For the first time, Barcap has become a top ten player in the U.S. debt capital markets, excluding self-funded deals. The latest Dealogic ranking for the first half of 2008 puts Barcap in the seventh slot, with 228 deals worth $73 billion, good for a 6.27 percent market share. Del Missier believes his firm can become a top five player in investment-grade debt by 2011. “The U.S. market is our biggest opportunity, because this is a two-to-three-year window where you can reposition your business. To not take advantage of that would be a golden opportunity missed,” he says, declining to put a price tag on the rollout.

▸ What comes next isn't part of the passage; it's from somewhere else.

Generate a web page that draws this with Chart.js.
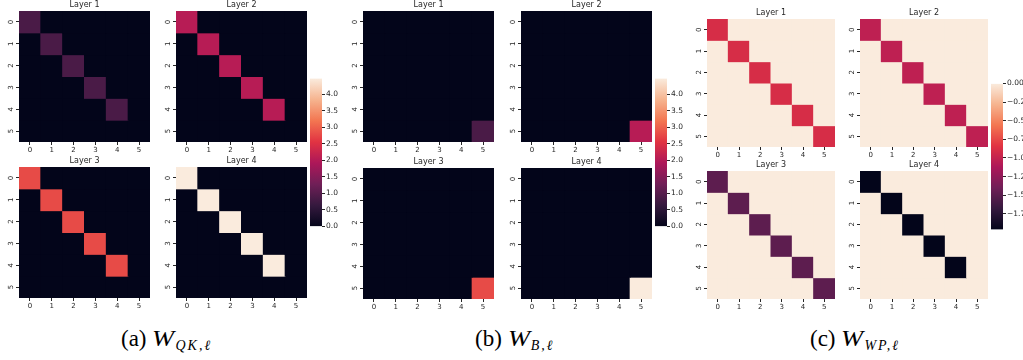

Del Missier’s plans will get a much-needed boost from Barclays’ £4.5 billion ($9 billion) rights issue announced on June 25. The investment bank will sell 1.58 billion new ordinary shares, with more than half going into the hands of sovereign wealth fund Qatar Investment Authority. China Development Bank and Singapore’s Temasek Holdings will also buy newly issued shares to maintain their percentage holding of all outstanding shares of about 3 percent and 2 percent, respectively.

Half of the funds will be used to pursue growth opportunities in the U.S. and emerging markets.

Del Missier believes Barcap’s diversified book — with profitable foreign exchange and commodities divisions — will help it better compete in the fixed-income market. Commodities revenues grew 20 percent in 2007, while currency revenues grew 60 percent.

To help manage the growth, Barcap plans to boost its staff, doubling the number of managing directors in its corporate investment banking division stateside this year alone. Since January it has made several key hires from banks hit hard by the credit crisis. On May 8 the firm poached Dominic Rispoli from Lehman Brothers, where he was most recently a managing director in the global retail and consumer group. Rispoli now heads Barcap’s coverage for the retail industry. And on June 12, Barcap announced that it had picked up the health care team from Bear, Stearns & Co. Along with Patrick McMullan III, who now heads the unit, Ben Adams, Kevin Clarke and Frank Williams joined as managing directors.

However, questions remain over whether Barcap can attain its goals. This is the latest of several efforts by the firm to grab market share in the U.S.; none of the previous ones have been particularly successful. Barcap’s expansion this time around is predicated on the assumption that one of the worst credit crises in 70 years will largely be resolved within three years — but that’s still up for debate. Brad Hintz, a New York–based senior analyst at asset management firm AllianceBernstein, with $800 billion under management, believes it could take twice that much time for the bank to profit from the business. Because investors can easily price the vanilla debt, the bank’s efforts will pay off only if it leads to more-lucrative business, such as high-yield or structured credit transactions, he says, but both markets are still depressed. “There’s a curious thing about debt underwriting,” asserts Hintz. “If you can use the investment-grade business to get in on an M&A deal, then the business will be profitable.”